A couple of things have come to mind since then, and I narrowed it down to three main choices:

1) Blog about being a good blogger. It sounds ridiculous, but I think it could be done. Blog about what is needed to have a famous, visited blog, and that itself will generate traffic. Reminds me of my friend Shaun who makes money online by maintaining a website about…making money online. Cool.

2) Blog about politics. Be a political critic. Like John Stossel. If you haven’t read his books, do it. Get them at your local library today. “GIve me a Break” and “Myths, Lies, and Downright Stupidity: Why everything you know is wrong”. But I decided this just wasn’t for me…yet. Maybe another time.

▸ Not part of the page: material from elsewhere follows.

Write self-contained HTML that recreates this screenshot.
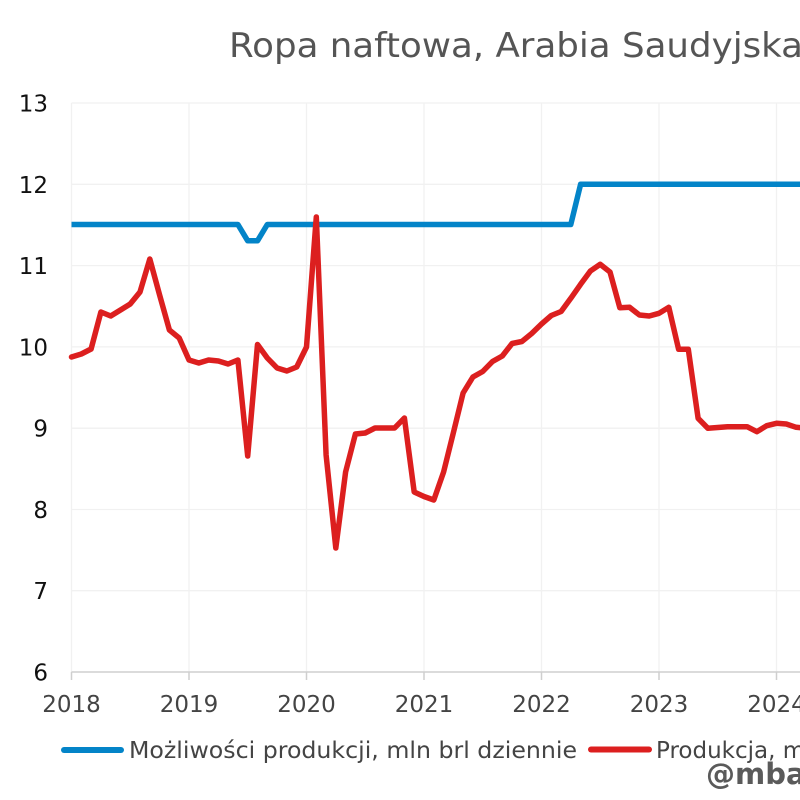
<!DOCTYPE html>
<html>
<head>
<meta charset="utf-8">
<style>
  html,body{margin:0;padding:0;background:#fff;}
  body{width:800px;height:800px;overflow:hidden;}
  svg{display:block;}
  text{font-family:"DejaVu Sans","Liberation Sans",sans-serif;}
</style>
</head>
<body>
<svg width="800" height="800" viewBox="0 0 800 800" xmlns="http://www.w3.org/2000/svg">
  <rect width="800" height="800" fill="#fff"/>
  <!-- title -->
  <text x="229" y="57" font-size="34" fill="#555" textLength="574" lengthAdjust="spacingAndGlyphs">Ropa naftowa, Arabia Saudyjska</text>

  <!-- horizontal gridlines -->
  <g stroke="#f1f1f1" stroke-width="1.3">
    <line x1="71.5" y1="103" x2="800" y2="103"/>
    <line x1="71.5" y1="184.3" x2="800" y2="184.3"/>
    <line x1="71.5" y1="265.6" x2="800" y2="265.6"/>
    <line x1="71.5" y1="346.9" x2="800" y2="346.9"/>
    <line x1="71.5" y1="428.2" x2="800" y2="428.2"/>
    <line x1="71.5" y1="509.5" x2="800" y2="509.5"/>
    <line x1="71.5" y1="590.7" x2="800" y2="590.7"/>
  </g>
  <!-- vertical gridlines -->
  <g stroke="#f1f1f1" stroke-width="1.3">
    <line x1="71.5" y1="103" x2="71.5" y2="672"/>
    <line x1="189" y1="103" x2="189" y2="672"/>
    <line x1="306.5" y1="103" x2="306.5" y2="672"/>
    <line x1="424" y1="103" x2="424" y2="672"/>
    <line x1="541.5" y1="103" x2="541.5" y2="672"/>
    <line x1="659" y1="103" x2="659" y2="672"/>
    <line x1="776.5" y1="103" x2="776.5" y2="672"/>
  </g>
  <!-- x axis -->
  <g stroke="#cfcfcf" stroke-width="1.5">
    <line x1="71.5" y1="672" x2="800" y2="672"/>
    <line x1="71.5" y1="672" x2="71.5" y2="680"/>
    <line x1="189" y1="672" x2="189" y2="680"/>
    <line x1="306.5" y1="672" x2="306.5" y2="680"/>
    <line x1="424" y1="672" x2="424" y2="680"/>
    <line x1="541.5" y1="672" x2="541.5" y2="680"/>
    <line x1="659" y1="672" x2="659" y2="680"/>
    <line x1="776.5" y1="672" x2="776.5" y2="680"/>
  </g>

  <!-- y labels -->
  <g font-size="23" fill="#111" text-anchor="end">
    <text x="48" y="111.5">13</text>
    <text x="48" y="192.8">12</text>
    <text x="48" y="274.1">11</text>
    <text x="48" y="355.4">10</text>
    <text x="48" y="436.7">9</text>
    <text x="48" y="518">8</text>
    <text x="48" y="599.2">7</text>
    <text x="48" y="680.5">6</text>
  </g>
  <!-- x labels -->
  <g font-size="23" fill="#444" text-anchor="middle">
    <text x="71.5" y="712">2018</text>
    <text x="189" y="712">2019</text>
    <text x="306.5" y="712">2020</text>
    <text x="424" y="712">2021</text>
    <text x="541.5" y="712">2022</text>
    <text x="659" y="712">2023</text>
    <text x="776.5" y="712">2024</text>
  </g>

  <!-- blue series -->
  <polyline fill="none" stroke="#0384c8" stroke-width="5.5" stroke-linejoin="round" stroke-linecap="butt"
    points="71.5,224.5 237.9,224.5 247.7,240.8 257.5,240.8 267.3,224.5 570.8,224.5 580.6,184.3 805,184.3"/>

  <!-- red series -->
  <polyline fill="none" stroke="#dc1f1f" stroke-width="5.5" stroke-linejoin="round" stroke-linecap="round"
    points="71.5,357 81.3,354 91.1,349 100.9,312 110.7,316 120.5,310 130.2,304 140,292 149.8,259 159.6,295 169.4,330 179.2,338 189,360 198.8,363 208.6,360 218.4,361 228.1,364 237.9,360 247.7,456 257.5,344.5 267.3,358 277.1,368 286.9,371 296.7,367 306.5,347 316.3,217 326.1,455 335.8,548 345.6,472 355.4,434 365.2,433 375,428 384.8,428 394.6,428 404.4,418 414.2,492 424,496.5 433.8,500 443.6,472 453.3,433 463.1,393 472.9,377 482.7,371.5 492.5,361.5 502.3,356 512.1,343.5 521.9,341.5 531.7,333.5 541.5,324 551.3,315.5 561.1,311.5 570.8,298.3 580.6,284.3 590.4,271 600.2,264.3 610,272 619.8,307.7 629.6,307.3 639.4,315 649.2,316 659,313.3 668.8,307.3 678.6,349.3 688.3,349.3 698.1,418.3 707.9,428.3 717.7,427.5 727.5,426.7 737.3,426.7 747.1,426.7 756.9,431.7 766.7,425.7 776.5,423.3 786.3,424 796.1,427.3 805.9,428"/>

  <!-- legend -->
  <line x1="64" y1="750" x2="121" y2="750" stroke="#0384c8" stroke-width="6" stroke-linecap="round"/>
  <text x="129" y="758" font-size="23" fill="#444" textLength="448" lengthAdjust="spacingAndGlyphs">Możliwości produkcji, mln brl dziennie</text>
  <line x1="591" y1="749.5" x2="649" y2="749.5" stroke="#dc1f1f" stroke-width="6" stroke-linecap="round"/>
  <text x="656" y="758" font-size="23" fill="#444">Produkcja, mln brl dziennie</text>

  <!-- watermark -->
  <text x="706" y="784" font-size="29" font-weight="bold" fill="#5a5a5a">@mbank_research</text>
</svg>
</body>
</html>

3) Blog about Theology, Christian Apologetics, and Skepticism. Find answers for the Christian Faith. Find the strengths and weaknesses. Why do I believe the Bible? What about the Trinity? The Problem of Evil? Does God exist? Is it reasonable to believe in God? Are skeptics any more rational than believers? Why is Michael Shermer my favorite skeptic?

After much thought, I’ve decided to go for the last option. I’m young yet, and I can do politics another time. If Christianity is real, now is the time to find out.

So for now, its category three. That will be the current and near term future for Astuteness. If I find something irresistable going on in politics, I’ll mention it. But for the most part, Apologetics is on!